● TASK REQUIREMENTS: Look through the lines and report how many include the word "matplotlib", giving nothing but the number.

#### DATA SHOWN ####

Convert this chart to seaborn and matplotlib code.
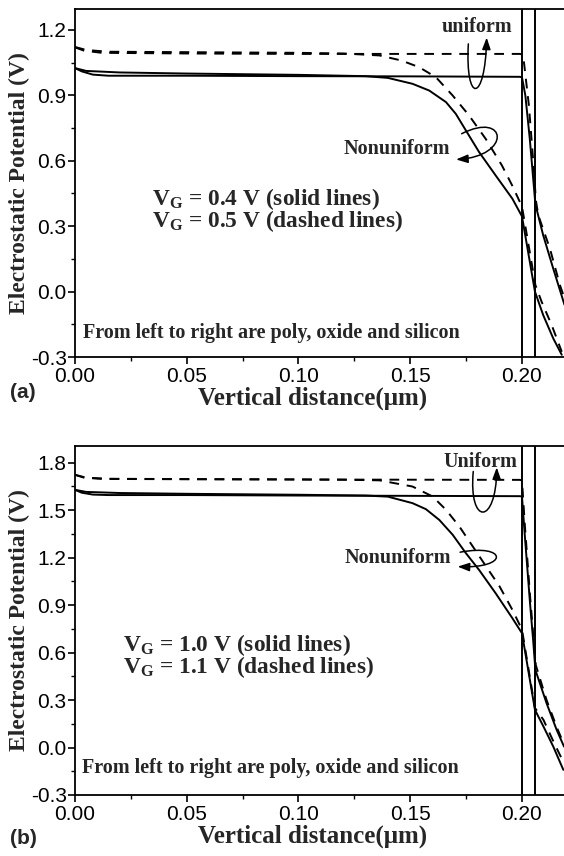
import numpy as np
import pandas as pd
import matplotlib
matplotlib.use("Agg")
import matplotlib.pyplot as plt
import seaborn as sns
from matplotlib.path import Path
from matplotlib.patches import FancyArrowPatch
from matplotlib.ticker import MultipleLocator, FormatStrFormatter

# ---------------- data: panel (a) ----------------
a_uni_solid_x = [0.000, 0.003, 0.008, 0.015, 0.05, 0.10, 0.15, 0.199, 0.200, 0.2015, 0.2035, 0.205, 0.206, 0.2095, 0.214, 0.219]
a_uni_solid_y = [1.025, 1.010, 0.995, 0.990, 0.990, 0.988, 0.987, 0.985, 0.983, 0.90, 0.70, 0.52, 0.40, 0.258, 0.105, -0.06]

a_uni_dash_x = [0.000, 0.004, 0.012, 0.05, 0.10, 0.15, 0.199, 0.200, 0.2009, 0.2031, 0.2046, 0.2054, 0.2062, 0.2073, 0.2125, 0.217, 0.219]
a_uni_dash_y = [1.120, 1.105, 1.095, 1.092, 1.090, 1.090, 1.090, 1.088, 1.05, 0.853, 0.655, 0.548, 0.42, 0.35, 0.197, 0.029, -0.03]

a_non_solid_x = [0.000, 0.005, 0.02, 0.05, 0.10, 0.13, 0.140, 0.151, 0.1585, 0.166, 0.1704, 0.1749, 0.1808, 0.1882, 0.1957, 0.200, 0.2058, 0.2095, 0.214, 0.2178]
a_non_solid_y = [1.025, 1.012, 1.005, 1.000, 0.994, 0.988, 0.980, 0.953, 0.922, 0.869, 0.815, 0.739, 0.640, 0.533, 0.426, 0.345, 0.000, -0.108, -0.215, -0.29]

a_non_dash_x = [0.000, 0.005, 0.015, 0.05, 0.10, 0.12, 0.1362, 0.146, 0.154, 0.1615, 0.169, 0.1763, 0.1838, 0.191, 0.1956, 0.200, 0.206, 0.2088, 0.2133, 0.2178]
a_non_dash_y = [1.122, 1.108, 1.100, 1.098, 1.095, 1.092, 1.083, 1.060, 1.029, 0.983, 0.899, 0.808, 0.700, 0.579, 0.487, 0.39, 0.03, -0.047, -0.154, -0.276]

# ---------------- data: panel (b) ----------------
b_uni_solid_x = [0.000, 0.003, 0.008, 0.015, 0.05, 0.10, 0.15, 0.199, 0.200, 0.2013, 0.2036, 0.2051, 0.2060, 0.211, 0.2155, 0.2188]
b_uni_solid_y = [1.628, 1.610, 1.598, 1.595, 1.595, 1.592, 1.590, 1.588, 1.586, 1.333, 0.912, 0.66, 0.49, 0.28, 0.112, 0.006]

b_uni_dash_x = [0.000, 0.004, 0.012, 0.05, 0.10, 0.15, 0.199, 0.200, 0.2013, 0.2036, 0.2051, 0.2062, 0.211, 0.2155, 0.2188]
b_uni_dash_y = [1.723, 1.705, 1.697, 1.695, 1.693, 1.692, 1.691, 1.688, 1.40, 0.96, 0.70, 0.52, 0.30, 0.13, 0.02]

b_non_solid_x = [0.000, 0.005, 0.02, 0.05, 0.10, 0.13, 0.140, 0.151, 0.157, 0.163, 0.169, 0.1749, 0.1808, 0.1882, 0.1957, 0.200, 0.2058, 0.2096, 0.214, 0.2185]
b_non_solid_y = [1.628, 1.615, 1.608, 1.603, 1.597, 1.592, 1.585, 1.544, 1.506, 1.438, 1.344, 1.228, 1.122, 0.975, 0.817, 0.722, 0.238, 0.133, 0.006, -0.141]

b_non_dash_x = [0.000, 0.005, 0.015, 0.05, 0.10, 0.12, 0.1362, 0.151, 0.160, 0.166, 0.172, 0.178, 0.184, 0.190, 0.1957, 0.200, 0.2058, 0.2096, 0.214, 0.2188]
b_non_dash_y = [1.723, 1.705, 1.698, 1.696, 1.694, 1.692, 1.688, 1.649, 1.586, 1.502, 1.396, 1.270, 1.143, 1.017, 0.870, 0.745, 0.25, 0.175, 0.04, -0.10]

interfaces = [0.200, 0.206]

xlabel = "Vertical distance(\u03bcm)"
ylabel = "Electrostatic Potential (V)"
note = "From left to right are poly, oxide and silicon"
vg_a = ["0.4", "0.5"]
vg_b = ["1.0", "1.1"]

sns.set_style("ticks")
plt.rcParams["font.family"] = ["Liberation Sans", "DejaVu Sans"]
plt.rcParams["axes.unicode_minus"] = False
plt.rcParams["mathtext.fontset"] = "custom"
plt.rcParams["mathtext.rm"] = "Liberation Serif:bold"
plt.rcParams["mathtext.bf"] = "Liberation Serif:bold"
plt.rcParams["mathtext.it"] = "Liberation Serif:bold"

SERIF = ["Liberation Serif", "DejaVu Serif"]

fig = plt.figure(figsize=(5.64, 8.56), dpi=100)
W, H = 564.0, 856.0
ax1 = fig.add_axes([75 / W, 1 - 357 / H, 489 / W, 348 / H])
ax2 = fig.add_axes([75 / W, 1 - 795 / H, 489 / W, 349 / H])

LW = 1.4
DASH = (0, (5, 4))


def draw(ax, xs, ys, dashed):
    df = pd.DataFrame({"x": xs, "y": ys})
    kw = dict(linestyle=DASH) if dashed else dict(linestyle="-")
    sns.lineplot(data=df, x="x", y="y", ax=ax, color="black", lw=LW,
                 estimator=None, sort=False, **kw)


def loop(ax, p0, p1, p2, p3):
    path = Path([p0, p1, p2, p3], [Path.MOVETO, Path.CURVE4, Path.CURVE4, Path.CURVE4])
    arr = FancyArrowPatch(path=path, arrowstyle="-|>,head_length=0.5,head_width=0.18",
                          mutation_scale=14, lw=1.1, color="black",
                          transform=ax.transData, zorder=5)
    ax.add_patch(arr)


def style(ax, ylim, xlab_y):
    ax.set_xlim(0.0, 0.2188)
    ax.set_ylim(*ylim)
    ax.xaxis.set_major_locator(MultipleLocator(0.05))
    ax.xaxis.set_minor_locator(MultipleLocator(0.025))
    ax.yaxis.set_major_locator(MultipleLocator(0.3))
    ax.yaxis.set_minor_locator(MultipleLocator(0.15))
    ax.xaxis.set_major_formatter(FormatStrFormatter("%.2f"))
    ax.yaxis.set_major_formatter(FormatStrFormatter("%.1f"))
    ax.tick_params(axis="both", which="major", direction="out", length=5, width=1.2,
                   labelsize=15, pad=1.0, color="black", labelcolor="black")
    ax.tick_params(axis="both", which="minor", direction="out", length=3, width=1.0, color="black")
    ax.tick_params(axis="x", which="major", pad=2.0)
    for s in ["left", "bottom", "top"]:
        ax.spines[s].set_linewidth(1.3)
        ax.spines[s].set_color("black")
    ax.spines["right"].set_visible(False)
    ax.set_xlabel(xlabel, family=SERIF, fontweight="bold", fontsize=18, va="center")
    ax.set_ylabel(ylabel, family=SERIF, fontweight="bold", fontsize=17, va="center")
    ax.xaxis.set_label_coords(0.485, xlab_y)
    ax.yaxis.set_label_coords(-0.113, 0.5)
    for xv in interfaces:
        ax.axvline(xv, color="black", lw=1.4, zorder=4)


def vg_text(ax, x, y, vals):
    s = (r"V$_{\mathbf{G}}$ = " + vals[0] + " V (solid lines)\n"
         + r"V$_{\mathbf{G}}$ = " + vals[1] + " V (dashed lines)")
    ax.text(x, y, s, family=SERIF, fontweight="bold", fontsize=16.8,
            ha="left", va="center", linespacing=0.82)


# ---------------- panel (a) ----------------
draw(ax1, a_uni_solid_x, a_uni_solid_y, False)
draw(ax1, a_non_solid_x, a_non_solid_y, False)
draw(ax1, a_uni_dash_x, a_uni_dash_y, True)
draw(ax1, a_non_dash_x, a_non_dash_y, True)
style(ax1, (-0.3, 1.296), -0.12)

ax1.text(0.18, 1.212, "uniform", family=SERIF, fontweight="bold", fontsize=14.5,
         ha="center", va="center")
ax1.text(0.1439, 0.655, "Nonuniform", family=SERIF, fontweight="bold", fontsize=14.5,
         ha="center", va="center")
vg_text(ax1, 0.0345, 0.375, vg_a)
ax1.text(0.0036, -0.192, note, family=SERIF, fontweight="bold", fontsize=14.5,
         ha="left", va="center")
loop(ax1, (0.1760, 1.136), (0.1745, 0.86), (0.1835, 0.86), (0.1842, 1.165))
loop(ax1, (0.1730, 0.724), (0.1935, 0.83), (0.1955, 0.62), (0.1705, 0.606))

# ---------------- panel (b) ----------------
draw(ax2, b_uni_solid_x, b_uni_solid_y, False)
draw(ax2, b_non_solid_x, b_non_solid_y, False)
draw(ax2, b_uni_dash_x, b_uni_dash_y, True)
draw(ax2, b_non_dash_x, b_non_dash_y, True)
style(ax2, (-0.3, 1.905), -0.117)

ax2.text(0.1815, 1.807, "Uniform", family=SERIF, fontweight="bold", fontsize=14.5,
         ha="center", va="center")
ax2.text(0.1445, 1.196, "Nonuniform", family=SERIF, fontweight="bold", fontsize=14.5,
         ha="center", va="center")
vg_text(ax2, 0.0215, 0.578, vg_b)
ax2.text(0.0031, -0.13, note, family=SERIF, fontweight="bold", fontsize=14.5,
         ha="left", va="center")
loop(ax2, (0.1782, 1.744), (0.1760, 1.40), (0.1885, 1.40), (0.1887, 1.77))
loop(ax2, (0.1723, 1.234), (0.1935, 1.29), (0.1945, 1.13), (0.1712, 1.143))

fig.text(10 / W, 1 - 393 / H, "(a)", fontweight="bold", fontsize=15, ha="left", va="center")
fig.text(10 / W, 1 - 839 / H, "(b)", fontweight="bold", fontsize=15, ha="left", va="center")

fig.savefig("out.png", dpi=100)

####

● SOLUTION TO THIS TASK: 7